Set exercise: Repeat the records below exactly, from the first line through the line containing "labelcolor='#222222', width=0.9, length=4)", and leave out any pictures.

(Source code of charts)

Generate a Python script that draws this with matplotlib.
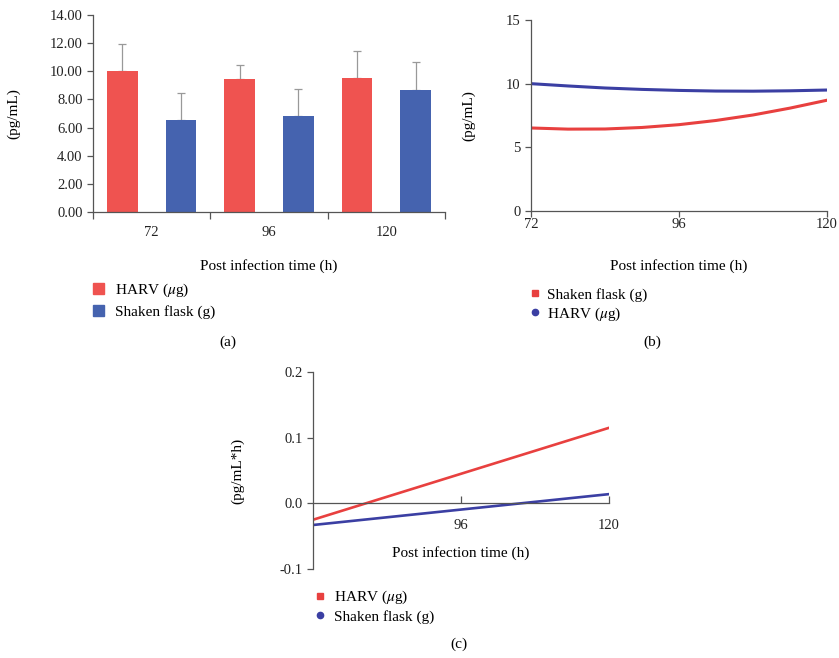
import matplotlib
matplotlib.use("Agg")
import matplotlib.pyplot as plt
import numpy as np
from matplotlib.patches import Patch
from matplotlib.lines import Line2D

plt.rcParams['font.family'] = ['Liberation Serif', 'DejaVu Serif']
plt.rcParams['font.size'] = 11
plt.rcParams['xtick.labelsize'] = 10.5
plt.rcParams['ytick.labelsize'] = 10.5
plt.rcParams['mathtext.fontset'] = 'stix'

# ---------------- data ----------------
times = ["72", "96", "120"]
harv_mean = [10.0, 9.46, 9.50]
harv_err = [1.94, 0.97, 1.97]
flask_mean = [6.52, 6.79, 8.70]
flask_err = [1.97, 1.96, 1.99]

# panel (b): fitted curves
b_time = [72, 78, 84, 90, 96, 102, 108, 114, 120]
b_flask = [6.52, 6.43, 6.44, 6.56, 6.78, 7.11, 7.54, 8.08, 8.70]
b_harv = [10.0, 9.82, 9.66, 9.55, 9.47, 9.42, 9.41, 9.44, 9.50]

# panel (c): rate lines
c_time = [72, 120]
c_harv = [-0.025, 0.115]
c_flask = [-0.033, 0.014]

RED_BAR = '#EF5350'
BLUE_BAR = '#4563AF'
RED_LINE = '#E8403F'
BLUE_LINE = '#3B3FA3'
AX_COL = '#555555'

W, H = 839, 658
fig = plt.figure(figsize=(W / 100, H / 100), dpi=100)


def rect(l, r, t, b):
    return [l / W, 1 - b / H, (r - l) / W, (b - t) / H]


def style(ax):
    for s in ['top', 'right']:
        ax.spines[s].set_visible(False)
    for s in ['left', 'bottom']:
        ax.spines[s].set_color(AX_COL)
        ax.spines[s].set_linewidth(0.9)
    ax.tick_params(colors=AX_COL, labelcolor='#222222', width=0.9, length=4)


# ---------------- (a) ----------------
axa = fig.add_axes(rect(93, 445, 15, 212))
style(axa)
x = np.arange(len(times))
axa.bar(x - 0.25, harv_mean, width=0.26, color=RED_BAR, zorder=2)
axa.bar(x + 0.25, flask_mean, width=0.26, color=BLUE_BAR, zorder=2)
axa.errorbar(x - 0.25, harv_mean, yerr=[np.zeros(3), harv_err], fmt='none',
             ecolor='#999999', elinewidth=0.9, capsize=3, capthick=0.9, zorder=1)
axa.errorbar(x + 0.25, flask_mean, yerr=[np.zeros(3), flask_err], fmt='none',
             ecolor='#999999', elinewidth=0.9, capsize=3, capthick=0.9, zorder=1)
axa.set_xlim(-0.5, 2.5)
axa.set_ylim(0, 14)
axa.set_yticks(np.arange(0, 14.01, 2))
axa.set_yticklabels([f"{v:.2f}" for v in np.arange(0, 14.01, 2)])
axa.set_xticks(x)
axa.set_xticklabels(times)
axa.tick_params(axis='x', which='major', length=0, pad=10)
axa.set_xticks([-0.5, 0.5, 1.5, 2.5], minor=True)
axa.tick_params(axis='x', which='minor', length=5, color=AX_COL, width=0.9)
axa.set_ylabel("(pg/mL)")
axa.yaxis.set_label_coords(-0.207, 0.5)
axa.set_xlabel("Post infection time (h)")
axa.xaxis.set_label_coords(0.5, -0.24)
leg_a = [Patch(color=RED_BAR, label=r"HARV ($\mu$g)"),
         Patch(color=BLUE_BAR, label="Shaken flask (g)")]
fig.legend(handles=leg_a, loc='upper left', bbox_to_anchor=(82 / W, 1 - 271 / H),
           frameon=False, handlelength=0.75, handleheight=0.75, handletextpad=0.7,
           labelspacing=0.38, borderpad=0.2)
fig.text(228 / W, 1 - 342 / H, "(a)", ha='center', va='center')

# ---------------- (b) ----------------
axb = fig.add_axes(rect(531, 827, 20, 211))
style(axb)
axb.plot(b_time, b_harv, color=BLUE_LINE, lw=2.2)
axb.plot(b_time, b_flask, color=RED_LINE, lw=2.2)
axb.set_xlim(72, 120)
axb.set_ylim(0, 15)
axb.set_xticks([72, 96, 120])
axb.set_yticks([0, 5, 10, 15])
axb.tick_params(axis='x', pad=1)
axb.set_ylabel("(pg/mL)")
axb.yaxis.set_label_coords(-0.189, 0.5)
axb.set_xlabel("Post infection time (h)")
axb.xaxis.set_label_coords(0.5, -0.25)
leg_b = [Line2D([], [], marker='s', color=RED_LINE, ls='none', markersize=4.5,
                label="Shaken flask (g)"),
         Line2D([], [], marker='o', color=BLUE_LINE, ls='none', markersize=4.5,
                label=r"HARV ($\mu$g)")]
fig.legend(handles=leg_b, loc='upper left', bbox_to_anchor=(518 / W, 1 - 277 / H),
           frameon=False, handlelength=0.8, handletextpad=0.4,
           labelspacing=0.25, borderpad=0.2)
fig.text(652 / W, 1 - 342 / H, "(b)", ha='center', va='center')

# ---------------- (c) ----------------
axc = fig.add_axes(rect(313, 609, 372, 569))
style(axc)
axc.plot(c_time, c_harv, color=RED_LINE, lw=1.9)
axc.plot(c_time, c_flask, color=BLUE_LINE, lw=1.9)
axc.set_xlim(72, 120)
axc.set_ylim(-0.1, 0.2)
axc.spines['bottom'].set_position(('data', 0))
axc.set_xticks([96, 120])
axc.set_yticks([-0.1, 0.0, 0.1, 0.2])
axc.set_yticklabels(["-0.1", "0.0", "0.1", "0.2"])
axc.tick_params(axis='x', direction='in', length=5, pad=11)
axc.set_ylabel("(pg/mL*h)")
axc.yaxis.set_label_coords(-0.233, 0.5)
axc.text(0.5, 0.081, "Post infection time (h)", transform=axc.transAxes,
         ha='center', va='center')
leg_c = [Line2D([], [], marker='s', color=RED_LINE, ls='none', markersize=4.5,
                label=r"HARV ($\mu$g)"),
         Line2D([], [], marker='o', color=BLUE_LINE, ls='none', markersize=4.5,
                label="Shaken flask (g)")]
fig.legend(handles=leg_c, loc='upper left', bbox_to_anchor=(303 / W, 1 - 578 / H),
           frameon=False, handlelength=0.8, handletextpad=0.5,
           labelspacing=0.25, borderpad=0.2)
fig.text(459 / W, 1 - 644 / H, "(c)", ha='center', va='center')

fig.savefig("out.png", dpi=100)
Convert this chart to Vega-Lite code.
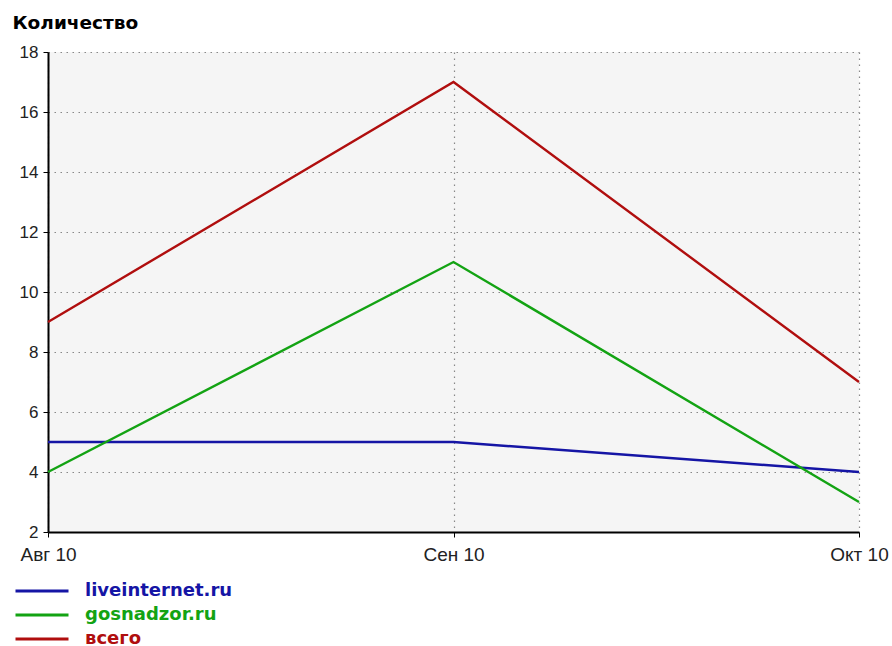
{
  "$schema": "https://vega.github.io/schema/vega-lite/v6.json",
  "width": 811,
  "height": 480,
  "autosize": {"type": "none"},
  "padding": {"left": 48, "top": 52, "right": 33, "bottom": 114},
  "background": "white",
  "config": {
    "view": {"fill": "#f5f5f5", "stroke": null},
    "font": "Liberation Sans"
  },
  "data": {
    "values": [
      {"month": "Авг 10", "series": "liveinternet.ru", "value": 5},
      {"month": "Сен 10", "series": "liveinternet.ru", "value": 5},
      {"month": "Окт 10", "series": "liveinternet.ru", "value": 4},
      {"month": "Авг 10", "series": "gosnadzor.ru", "value": 4},
      {"month": "Сен 10", "series": "gosnadzor.ru", "value": 11},
      {"month": "Окт 10", "series": "gosnadzor.ru", "value": 3},
      {"month": "Авг 10", "series": "всего", "value": 9},
      {"month": "Сен 10", "series": "всего", "value": 17},
      {"month": "Окт 10", "series": "всего", "value": 7}
    ]
  },
  "mark": {"type": "line", "strokeWidth": 2.4},
  "encoding": {
    "x": {
      "field": "month",
      "type": "ordinal",
      "sort": ["Авг 10", "Сен 10", "Окт 10"],
      "scale": {"type": "point", "padding": 0},
      "axis": {
        "title": null,
        "labelAngle": 0,
        "labelFont": "Liberation Sans",
        "labelFontSize": 19,
        "labelColor": "#222222",
        "labelPadding": 8,
        "domainColor": "#000000",
        "domainWidth": 2,
        "tickColor": "#000000",
        "tickSize": 5,
        "tickWidth": 1,
        "grid": true,
        "gridColor": "#888888",
        "gridDash": [1.5, 4.5],
        "gridWidth": 1.2
      }
    },
    "y": {
      "field": "value",
      "type": "quantitative",
      "scale": {"domain": [2, 18], "nice": false},
      "axis": {
        "values": [2, 4, 6, 8, 10, 12, 14, 16, 18],
        "title": "Количество",
        "titleAngle": 0,
        "titleX": -36,
        "titleY": -24,
        "titleAlign": "left",
        "titleBaseline": "alphabetic",
        "titleFont": "DejaVu Sans",
        "titleFontSize": 18.5,
        "titleFontWeight": "bold",
        "titleColor": "#000000",
        "labelFont": "Liberation Sans",
        "labelFontSize": 17,
        "labelColor": "#222222",
        "labelPadding": 5,
        "domainColor": "#000000",
        "domainWidth": 2,
        "tickColor": "#000000",
        "tickSize": 5,
        "tickWidth": 1,
        "grid": true,
        "gridColor": "#888888",
        "gridDash": [1.5, 4.5],
        "gridWidth": 1.2
      }
    },
    "color": {
      "field": "series",
      "type": "nominal",
      "sort": ["liveinternet.ru", "gosnadzor.ru", "всего"],
      "scale": {
        "domain": ["liveinternet.ru", "gosnadzor.ru", "всего"],
        "range": ["#1515a5", "#13a313", "#b00e0e"]
      },
      "legend": {
        "orient": "none",
        "legendX": -34,
        "legendY": 529,
        "title": null,
        "symbolType": "stroke",
        "symbolSize": 2809,
        "symbolStrokeWidth": 3,
        "labelFont": "DejaVu Sans",
        "labelFontSize": 18,
        "labelFontWeight": "bold",
        "labelOffset": 15,
        "clipHeight": 20,
        "rowPadding": 4,
        "encode": {
          "labels": {"update": {"fill": {"scale": "color", "field": "value"}}}
        }
      }
    }
  }
}
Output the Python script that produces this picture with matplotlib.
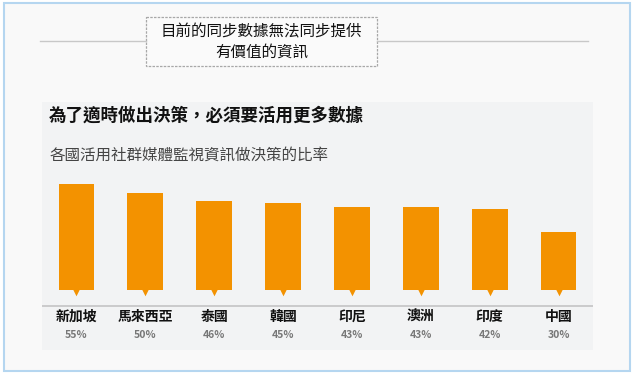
import matplotlib.pyplot as plt
from matplotlib.patches import Rectangle

plt.rcParams['font.family'] = ['Noto Sans CJK TC', 'DejaVu Sans']

# data
countries = ['新加坡', '馬來西亞', '泰國', '韓國', '印尼', '澳洲', '印度', '中國']
shares = [55, 50, 46, 45, 43, 43, 42, 30]
share_labels = ['55%', '50%', '46%', '45%', '43%', '43%', '42%', '30%']

title_lines = '目前的同步數據無法同步提供\n有價值的資訊'
heading = '為了適時做出決策，必須要活用更多數據'
subheading = '各國活用社群媒體監視資訊做決策的比率'

W, H = 635, 378
bar_color = '#f39200'

fig = plt.figure(figsize=(W / 100, H / 100), dpi=100)
fig.patch.set_facecolor('white')

# full-figure overlay in pixel coords for the frame and title box
bg = fig.add_axes([0, 0, 1, 1])
bg.set_xlim(0, W)
bg.set_ylim(H, 0)
bg.axis('off')
bg.add_patch(Rectangle((4, 3), 626, 368, facecolor='#f9f9f9',
                       edgecolor='#b5d6f0', lw=1.5))
bg.plot([40, 146], [41, 41], color='#c8c8c8', lw=1)
bg.plot([377, 588], [41, 41], color='#c8c8c8', lw=1)
bg.add_patch(Rectangle((146, 17), 231, 49, facecolor='#fafafa',
                       edgecolor='#a8a8a8', lw=0.9, ls=(0, (2, 1))))
bg.text(261.5, 42, title_lines, ha='center', va='center', fontsize=11.2,
        linespacing=1.3, color='#111111')

# bar panel
ax = fig.add_axes([42 / W, 1 - 350 / H, 551 / W, 248 / H])
ax.set_facecolor('#f2f3f4')
for s in ax.spines.values():
    s.set_visible(False)
ax.set_xticks([])
ax.set_yticks([])
ax.set_xlim(-0.5, 7.5)
ax.set_ylim(-31.1, 97.4)

x = list(range(len(countries)))
ax.bar(x, shares, width=0.52, color=bar_color, zorder=2)
# small pointer under each bar
ax.scatter(x, [-1.3] * len(x), marker='v', s=30, color=bar_color,
           linewidths=0, zorder=2)
ax.axhline(-8.5, color='#c4c4c4', lw=1.2, zorder=1)

for xi, name, lab in zip(x, countries, share_labels):
    ax.text(xi, -13.9, name, ha='center', va='center', fontsize=10,
            fontweight='bold', color='#111111')
    ax.text(xi, -23.2, lab, ha='center', va='center', fontsize=7.5,
            fontweight='bold', color='#777777')

ax.text(0.013, 0.945, heading, transform=ax.transAxes, ha='left',
        va='center', fontsize=12.6, fontweight='bold', color='#111111')
ax.text(0.013, 0.785, subheading, transform=ax.transAxes, ha='left',
        va='center', fontsize=11.2, color='#444444')

fig.savefig('out.png', dpi=100, facecolor='white')
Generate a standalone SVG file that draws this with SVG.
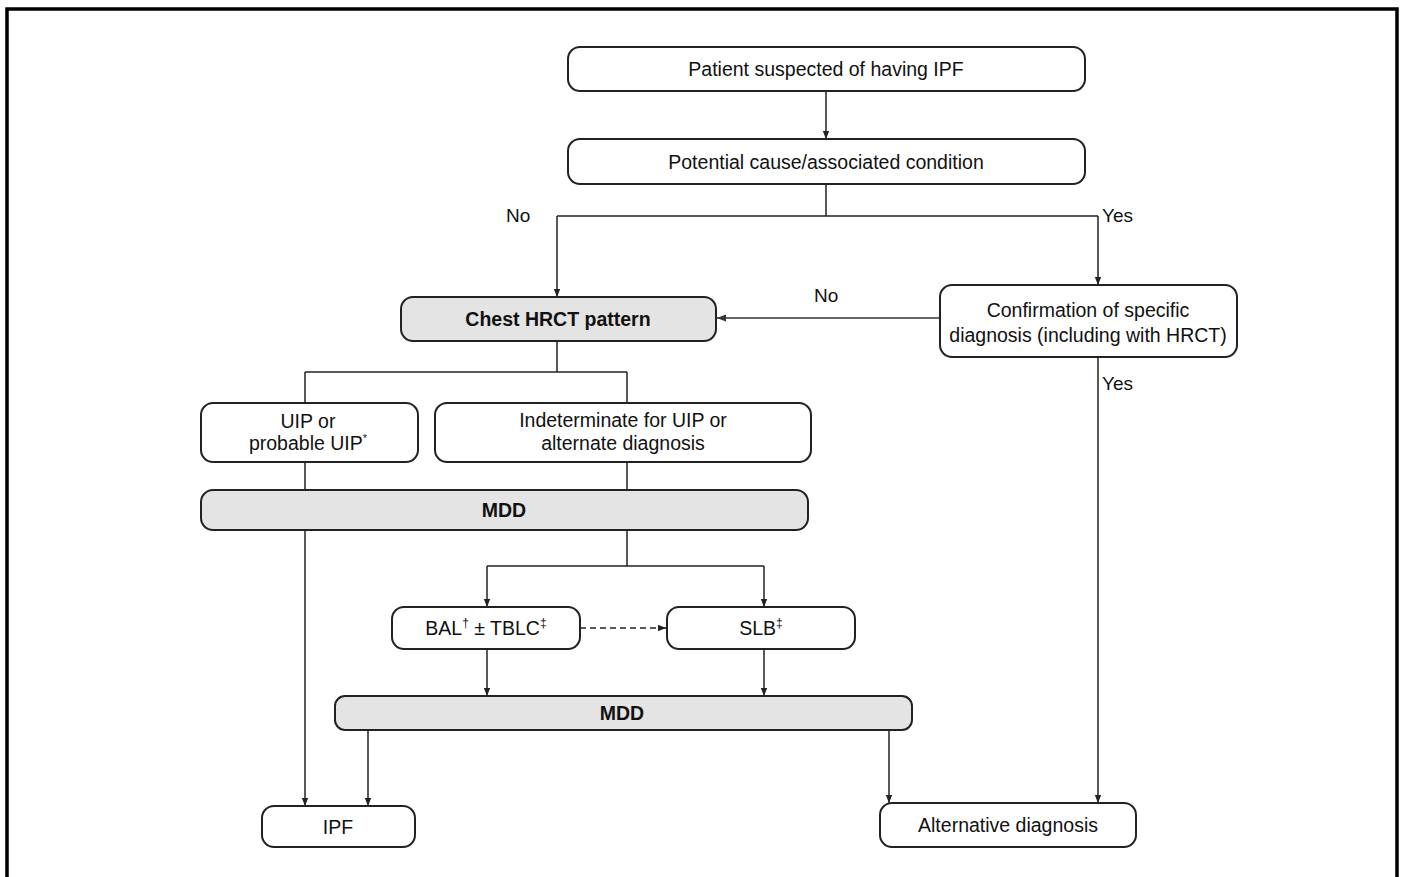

Solution:
Generate a Python script that draws this with matplotlib.
import matplotlib
matplotlib.use("Agg")
import matplotlib.pyplot as plt
import numpy as np
from matplotlib.patches import Patch
from matplotlib.lines import Line2D

plt.rcParams['font.family'] = ['Liberation Serif', 'DejaVu Serif']
plt.rcParams['font.size'] = 11
plt.rcParams['xtick.labelsize'] = 10.5
plt.rcParams['ytick.labelsize'] = 10.5
plt.rcParams['mathtext.fontset'] = 'stix'

# ---------------- data ----------------
times = ["72", "96", "120"]
harv_mean = [10.0, 9.46, 9.50]
harv_err = [1.94, 0.97, 1.97]
flask_mean = [6.52, 6.79, 8.70]
flask_err = [1.97, 1.96, 1.99]

# panel (b): fitted curves
b_time = [72, 78, 84, 90, 96, 102, 108, 114, 120]
b_flask = [6.52, 6.43, 6.44, 6.56, 6.78, 7.11, 7.54, 8.08, 8.70]
b_harv = [10.0, 9.82, 9.66, 9.55, 9.47, 9.42, 9.41, 9.44, 9.50]

# panel (c): rate lines
c_time = [72, 120]
c_harv = [-0.025, 0.115]
c_flask = [-0.033, 0.014]

RED_BAR = '#EF5350'
BLUE_BAR = '#4563AF'
RED_LINE = '#E8403F'
BLUE_LINE = '#3B3FA3'
AX_COL = '#555555'

W, H = 839, 658
fig = plt.figure(figsize=(W / 100, H / 100), dpi=100)


def rect(l, r, t, b):
    return [l / W, 1 - b / H, (r - l) / W, (b - t) / H]


def style(ax):
    for s in ['top', 'right']:
        ax.spines[s].set_visible(False)
    for s in ['left', 'bottom']:
        ax.spines[s].set_color(AX_COL)
        ax.spines[s].set_linewidth(0.9)
    ax.tick_params(colors=AX_COL, labelcolor='#222222', width=0.9, length=4)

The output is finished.